Having weighed and balanced the circumstances of this case against the disqualifying and mitigating conditions of the foreign preference and foreign influence guidelines, this case shall also by analyzed under the general factors of the whole person concept. The foreign preference concerns are persuasively eradicated because they occurred before Applicant's receipt of US citizenship in March 1994. A commonsense review of the evidence under foreign influence does not show the potential for influence that could result in Applicant being placed in a position where he would have to choose between loyalty to the person(s) involved and the US.
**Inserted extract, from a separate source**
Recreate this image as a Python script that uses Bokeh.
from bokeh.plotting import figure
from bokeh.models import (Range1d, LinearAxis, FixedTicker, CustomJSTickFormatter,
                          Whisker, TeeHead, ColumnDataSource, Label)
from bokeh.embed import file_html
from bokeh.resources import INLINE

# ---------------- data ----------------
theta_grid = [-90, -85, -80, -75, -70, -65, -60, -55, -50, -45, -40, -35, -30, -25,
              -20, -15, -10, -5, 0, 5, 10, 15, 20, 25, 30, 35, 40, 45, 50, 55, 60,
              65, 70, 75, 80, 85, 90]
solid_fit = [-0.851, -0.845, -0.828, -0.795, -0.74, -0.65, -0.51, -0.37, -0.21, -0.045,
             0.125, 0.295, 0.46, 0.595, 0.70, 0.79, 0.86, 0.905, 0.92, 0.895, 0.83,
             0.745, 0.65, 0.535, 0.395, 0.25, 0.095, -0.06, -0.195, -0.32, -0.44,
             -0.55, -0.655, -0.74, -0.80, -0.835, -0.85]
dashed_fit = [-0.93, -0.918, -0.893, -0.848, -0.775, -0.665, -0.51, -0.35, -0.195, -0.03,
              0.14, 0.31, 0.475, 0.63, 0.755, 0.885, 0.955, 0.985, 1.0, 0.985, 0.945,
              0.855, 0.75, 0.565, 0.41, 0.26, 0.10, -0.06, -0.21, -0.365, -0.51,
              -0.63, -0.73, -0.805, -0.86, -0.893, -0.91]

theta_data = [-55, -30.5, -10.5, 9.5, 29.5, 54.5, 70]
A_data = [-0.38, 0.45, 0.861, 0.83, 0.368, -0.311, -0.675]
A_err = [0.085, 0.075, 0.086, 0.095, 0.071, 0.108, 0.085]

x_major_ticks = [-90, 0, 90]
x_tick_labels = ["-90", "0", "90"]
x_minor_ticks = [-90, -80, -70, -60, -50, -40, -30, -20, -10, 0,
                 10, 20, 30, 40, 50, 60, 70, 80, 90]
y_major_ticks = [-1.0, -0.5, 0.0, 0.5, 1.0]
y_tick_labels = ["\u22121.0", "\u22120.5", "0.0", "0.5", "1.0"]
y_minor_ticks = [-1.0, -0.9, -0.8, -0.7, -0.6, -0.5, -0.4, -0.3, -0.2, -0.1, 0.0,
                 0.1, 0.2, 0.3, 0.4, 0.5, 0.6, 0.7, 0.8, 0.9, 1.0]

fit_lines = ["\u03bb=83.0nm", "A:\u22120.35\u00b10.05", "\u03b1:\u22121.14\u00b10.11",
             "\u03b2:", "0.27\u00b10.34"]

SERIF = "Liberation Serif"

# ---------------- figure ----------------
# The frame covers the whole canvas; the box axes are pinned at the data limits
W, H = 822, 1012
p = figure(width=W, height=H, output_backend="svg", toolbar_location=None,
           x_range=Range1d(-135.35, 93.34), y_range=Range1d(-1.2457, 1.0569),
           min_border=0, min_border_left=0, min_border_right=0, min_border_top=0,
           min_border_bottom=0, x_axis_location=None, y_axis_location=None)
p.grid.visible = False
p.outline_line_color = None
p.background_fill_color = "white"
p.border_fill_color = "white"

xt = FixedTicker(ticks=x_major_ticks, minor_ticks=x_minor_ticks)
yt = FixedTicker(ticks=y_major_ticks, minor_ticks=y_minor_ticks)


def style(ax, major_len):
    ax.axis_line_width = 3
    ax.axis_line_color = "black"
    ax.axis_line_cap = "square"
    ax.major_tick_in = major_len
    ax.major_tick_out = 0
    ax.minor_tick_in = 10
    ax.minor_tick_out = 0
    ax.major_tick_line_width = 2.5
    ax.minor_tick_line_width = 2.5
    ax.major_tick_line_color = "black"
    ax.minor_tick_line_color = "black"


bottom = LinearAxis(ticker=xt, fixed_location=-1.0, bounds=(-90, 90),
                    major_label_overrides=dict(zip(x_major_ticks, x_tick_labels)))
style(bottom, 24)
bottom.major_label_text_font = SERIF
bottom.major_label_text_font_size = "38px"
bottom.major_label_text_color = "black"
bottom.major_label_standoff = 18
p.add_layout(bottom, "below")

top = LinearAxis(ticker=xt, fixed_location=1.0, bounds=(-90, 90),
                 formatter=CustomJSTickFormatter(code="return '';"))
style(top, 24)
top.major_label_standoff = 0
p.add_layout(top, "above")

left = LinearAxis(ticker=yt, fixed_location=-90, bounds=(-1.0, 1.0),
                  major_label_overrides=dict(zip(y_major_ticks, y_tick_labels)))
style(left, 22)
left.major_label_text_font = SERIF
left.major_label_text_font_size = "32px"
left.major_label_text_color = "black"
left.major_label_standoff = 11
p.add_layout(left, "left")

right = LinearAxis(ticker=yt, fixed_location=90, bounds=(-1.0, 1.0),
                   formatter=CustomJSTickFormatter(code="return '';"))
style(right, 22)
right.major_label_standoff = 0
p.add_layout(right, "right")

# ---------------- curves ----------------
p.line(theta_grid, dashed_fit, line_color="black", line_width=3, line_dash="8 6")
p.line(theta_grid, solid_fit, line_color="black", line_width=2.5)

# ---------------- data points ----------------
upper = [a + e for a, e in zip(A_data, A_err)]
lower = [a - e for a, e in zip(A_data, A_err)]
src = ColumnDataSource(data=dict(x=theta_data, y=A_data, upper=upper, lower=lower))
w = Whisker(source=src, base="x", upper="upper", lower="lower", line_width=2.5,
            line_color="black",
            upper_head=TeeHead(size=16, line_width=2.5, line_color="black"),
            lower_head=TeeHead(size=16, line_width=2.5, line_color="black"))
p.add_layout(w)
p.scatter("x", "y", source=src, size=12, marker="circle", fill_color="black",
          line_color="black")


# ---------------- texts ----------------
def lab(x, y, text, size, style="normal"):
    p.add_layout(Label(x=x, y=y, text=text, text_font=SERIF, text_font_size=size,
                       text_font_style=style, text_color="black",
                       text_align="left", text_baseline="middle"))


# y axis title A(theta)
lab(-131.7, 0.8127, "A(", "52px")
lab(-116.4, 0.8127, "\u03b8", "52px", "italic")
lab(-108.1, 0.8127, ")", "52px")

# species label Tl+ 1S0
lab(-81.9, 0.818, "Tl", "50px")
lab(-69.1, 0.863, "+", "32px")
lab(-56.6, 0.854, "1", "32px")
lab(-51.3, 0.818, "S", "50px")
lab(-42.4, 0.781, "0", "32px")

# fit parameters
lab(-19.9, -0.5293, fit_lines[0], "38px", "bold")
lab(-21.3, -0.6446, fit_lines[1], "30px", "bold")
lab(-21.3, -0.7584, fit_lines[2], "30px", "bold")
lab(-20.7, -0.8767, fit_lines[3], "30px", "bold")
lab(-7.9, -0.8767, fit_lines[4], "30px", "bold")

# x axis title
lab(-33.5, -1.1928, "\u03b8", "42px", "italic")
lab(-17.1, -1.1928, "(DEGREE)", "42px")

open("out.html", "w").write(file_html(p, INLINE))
Formal Findings required by Paragraph 25 of Enclosure 3 of the Directive are:
Paragraph 1 (Foreign Preference): FOR THE APPLICANT.
a. For the Applicant.
b. For the Applicant.
Paragraph 2 (Foreign Influence): FOR THE APPLICANT.
a. For the Applicant.
b. For the Applicant.
c. For the Applicant.
d. For the Applicant.
e. For the Applicant.
In light of all the circumstances presented by the record in this case, it is clearly consistent with the national interest to grant a security clearance for Applicant.
1. The two married at a newly constructed military base in FC 1. (Tr. 21-22)
2. During this one year tour of duty in FC 1, Applicant recalled working in the same location with his stepfather. (Tr. 27)
3. The FC 1 passport expired on September 4, 1992 and has not been renewed. Applicant last used his FC 1 passport in approximately 1992. (GE 2)
4. Applicant's American grandmother has had the most amount of influence on him. She prayed for Applicant when he was four and provided him his first Bible when he was eleven. (Tr. 43-44)
5. In November 1987, Applicant was officially recognized for his important contributions to the ministry. (GE 5)
6. MC 2 refers to indicators of possible foreign preference occurred before obtaining US citizenship.